■ Data segment:
-=-=-

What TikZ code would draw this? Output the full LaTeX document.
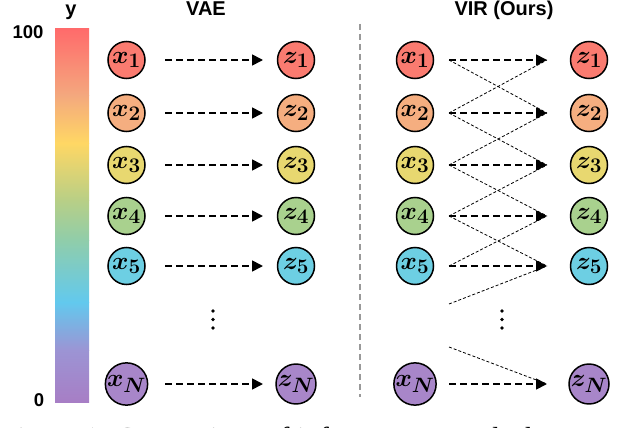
\documentclass[tikz,border=0pt]{standalone}
\usepackage[no-math]{fontspec}
\setmainfont{Liberation Serif}
\setsansfont{Liberation Sans}
\usepackage{bm}
\usetikzlibrary{arrows.meta}
\definecolor{c1}{HTML}{FA7B70}
\definecolor{c2}{HTML}{F5AE80}
\definecolor{c3}{HTML}{E8D870}
\definecolor{c4}{HTML}{A9D18E}
\definecolor{c5}{HTML}{6DCFE3}
\definecolor{cN}{HTML}{A886C9}
\definecolor{g1}{HTML}{FF6B6B}
\definecolor{g2}{HTML}{F4A87E}
\definecolor{g3}{HTML}{FFD764}
\definecolor{g4}{HTML}{B8CF86}
\definecolor{g5}{HTML}{90CDAA}
\definecolor{g6}{HTML}{62C9EE}
\definecolor{g7}{HTML}{9C94D4}
\definecolor{g8}{HTML}{A77EC5}
\begin{document}
\begin{tikzpicture}[x=1pt,y=-1pt,
  circ/.style={circle, draw, line width=1.5pt, minimum size=37pt, inner sep=0pt,
    font=\fontsize{29}{29}\selectfont},
  arr/.style={line width=1.7pt, dash pattern=on 7pt off 4pt,
    -{Triangle[length=11pt,width=11pt]}},
  diag/.style={line width=0.8pt, dash pattern=on 3pt off 2pt},
  title/.style={font=\sffamily\bfseries\fontsize{20}{20}\selectfont, anchor=base, inner sep=0pt},
  tick/.style={font=\sffamily\bfseries\fontsize{18.5}{18.5}\selectfont, anchor=base, inner sep=0pt},
  dot/.style={circle, fill, inner sep=0pt, minimum size=3.8pt}
]
\useasboundingbox (0,0) rectangle (626,428);

% colour bar
\shade[top color=g1, bottom color=g2] (55,29) rectangle (89,95.5);
\shade[top color=g2, bottom color=g3] (55,95) rectangle (89,143.5);
\shade[top color=g3, bottom color=g4] (55,143) rectangle (89,200.5);
\shade[top color=g4, bottom color=g5] (55,200) rectangle (89,240.5);
\shade[top color=g5, bottom color=g6] (55,240) rectangle (89,302.5);
\shade[top color=g6, bottom color=g7] (55,302) rectangle (89,350.5);
\shade[top color=g7, bottom color=g8] (55,350) rectangle (89,402);

\node[title] (ty) at (71,16) {y};
\node[tick] (t100) at (28,38) {100};
\node[tick] (t0) at (39,406) {0};

% titles
\node[title] (tvae) at (206,16) {VAE};
\node[title] (tvir) at (504,16) {VIR (Ours)};

% separator
\coordinate (sepT) at (360,24);
\coordinate (sepB) at (360,397);
\draw[gray!80, line width=1.1pt, dash pattern=on 6pt off 4pt] (sepT) -- (sepB);

% nodes
\foreach \i/\y/\c in {1/60/c1, 2/113/c2, 3/165/c3, 4/216/c4, 5/266/c5, N/384/cN}{
  \node[circ, fill=\c] (vx\i) at (126.5,\y) {$\bm{x_\i}$};
  \node[circ, fill=\c] (vz\i) at (296,\y) {$\bm{z_\i}$};
  \node[circ, fill=\c] (rx\i) at (415,\y) {$\bm{x_\i}$};
  \node[circ, fill=\c] (rz\i) at (589,\y) {$\bm{z_\i}$};
  \coordinate (va\i) at (165,\y);
  \coordinate (vb\i) at (263,\y);
  \coordinate (ra\i) at (449,\y);
  \coordinate (rb\i) at (547,\y);
}
\coordinate (fr1) at (449,304);
\coordinate (fr2) at (449,347);

% VIR neighbour links
\draw[diag] (ra1) -- (rb2);
\draw[diag] (ra2) -- (rb1);
\draw[diag] (ra2) -- (rb3);
\draw[diag] (ra3) -- (rb2);
\draw[diag] (ra3) -- (rb4);
\draw[diag] (ra4) -- (rb3);
\draw[diag] (ra4) -- (rb5);
\draw[diag] (ra5) -- (rb4);
\draw[diag] (fr1) -- (rb5);
\draw[diag] (fr2) -- (rbN);

% main arrows
\foreach \i in {1,2,3,4,5,N}{
  \draw[arr] (va\i) -- (vb\i);
  \draw[arr] (ra\i) -- (rb\i);
}

% dots
\foreach \y [count=\k] in {311,319.5,328}{
  \node[dot] (vd\k) at (213,\y) {};
  \node[dot] (rd\k) at (502,\y) {};
}

% caption (cut off by the page edge)
\node[anchor=base west, inner sep=0pt, font=\fontsize{29}{29}\selectfont] (cap) at (1,447)
  {Figure 1: Comparison of inference networks between VAE and our VIR.};
\end{tikzpicture}
\end{document}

-=-=-

■ Work required: Copy the data word for word. Pictures do not go in the copy.

■ Solution:
What TikZ code would draw this? Output the full LaTeX document.
\documentclass[tikz,border=0pt]{standalone}
\usepackage[no-math]{fontspec}
\setmainfont{Liberation Serif}
\setsansfont{Liberation Sans}
\usepackage{bm}
\usetikzlibrary{arrows.meta}
\definecolor{c1}{HTML}{FA7B70}
\definecolor{c2}{HTML}{F5AE80}
\definecolor{c3}{HTML}{E8D870}
\definecolor{c4}{HTML}{A9D18E}
\definecolor{c5}{HTML}{6DCFE3}
\definecolor{cN}{HTML}{A886C9}
\definecolor{g1}{HTML}{FF6B6B}
\definecolor{g2}{HTML}{F4A87E}
\definecolor{g3}{HTML}{FFD764}
\definecolor{g4}{HTML}{B8CF86}
\definecolor{g5}{HTML}{90CDAA}
\definecolor{g6}{HTML}{62C9EE}
\definecolor{g7}{HTML}{9C94D4}
\definecolor{g8}{HTML}{A77EC5}
\begin{document}
\begin{tikzpicture}[x=1pt,y=-1pt,
  circ/.style={circle, draw, line width=1.5pt, minimum size=37pt, inner sep=0pt,
    font=\fontsize{29}{29}\selectfont},
  arr/.style={line width=1.7pt, dash pattern=on 7pt off 4pt,
    -{Triangle[length=11pt,width=11pt]}},
  diag/.style={line width=0.8pt, dash pattern=on 3pt off 2pt},
  title/.style={font=\sffamily\bfseries\fontsize{20}{20}\selectfont, anchor=base, inner sep=0pt},
  tick/.style={font=\sffamily\bfseries\fontsize{18.5}{18.5}\selectfont, anchor=base, inner sep=0pt},
  dot/.style={circle, fill, inner sep=0pt, minimum size=3.8pt}
]
\useasboundingbox (0,0) rectangle (626,428);

% colour bar
\shade[top color=g1, bottom color=g2] (55,29) rectangle (89,95.5);
\shade[top color=g2, bottom color=g3] (55,95) rectangle (89,143.5);
\shade[top color=g3, bottom color=g4] (55,143) rectangle (89,200.5);
\shade[top color=g4, bottom color=g5] (55,200) rectangle (89,240.5);
\shade[top color=g5, bottom color=g6] (55,240) rectangle (89,302.5);
\shade[top color=g6, bottom color=g7] (55,302) rectangle (89,350.5);
\shade[top color=g7, bottom color=g8] (55,350) rectangle (89,402);

\node[title] (ty) at (71,16) {y};
\node[tick] (t100) at (28,38) {100};
\node[tick] (t0) at (39,406) {0};

% titles
\node[title] (tvae) at (206,16) {VAE};
\node[title] (tvir) at (504,16) {VIR (Ours)};

% separator
\coordinate (sepT) at (360,24);
\coordinate (sepB) at (360,397);
\draw[gray!80, line width=1.1pt, dash pattern=on 6pt off 4pt] (sepT) -- (sepB);

% nodes
\foreach \i/\y/\c in {1/60/c1, 2/113/c2, 3/165/c3, 4/216/c4, 5/266/c5, N/384/cN}{
  \node[circ, fill=\c] (vx\i) at (126.5,\y) {$\bm{x_\i}$};
  \node[circ, fill=\c] (vz\i) at (296,\y) {$\bm{z_\i}$};
  \node[circ, fill=\c] (rx\i) at (415,\y) {$\bm{x_\i}$};
  \node[circ, fill=\c] (rz\i) at (589,\y) {$\bm{z_\i}$};
  \coordinate (va\i) at (165,\y);
  \coordinate (vb\i) at (263,\y);
  \coordinate (ra\i) at (449,\y);
  \coordinate (rb\i) at (547,\y);
}
\coordinate (fr1) at (449,304);
\coordinate (fr2) at (449,347);

% VIR neighbour links
\draw[diag] (ra1) -- (rb2);
\draw[diag] (ra2) -- (rb1);
\draw[diag] (ra2) -- (rb3);
\draw[diag] (ra3) -- (rb2);
\draw[diag] (ra3) -- (rb4);
\draw[diag] (ra4) -- (rb3);
\draw[diag] (ra4) -- (rb5);
\draw[diag] (ra5) -- (rb4);
\draw[diag] (fr1) -- (rb5);
\draw[diag] (fr2) -- (rbN);

% main arrows
\foreach \i in {1,2,3,4,5,N}{
  \draw[arr] (va\i) -- (vb\i);
  \draw[arr] (ra\i) -- (rb\i);
}

% dots
\foreach \y [count=\k] in {311,319.5,328}{
  \node[dot] (vd\k) at (213,\y) {};
  \node[dot] (rd\k) at (502,\y) {};
}

% caption (cut off by the page edge)
\node[anchor=base west, inner sep=0pt, font=\fontsize{29}{29}\selectfont] (cap) at (1,447)
  {Figure 1: Comparison of inference networks between VAE and our VIR.};
\end{tikzpicture}
\end{document}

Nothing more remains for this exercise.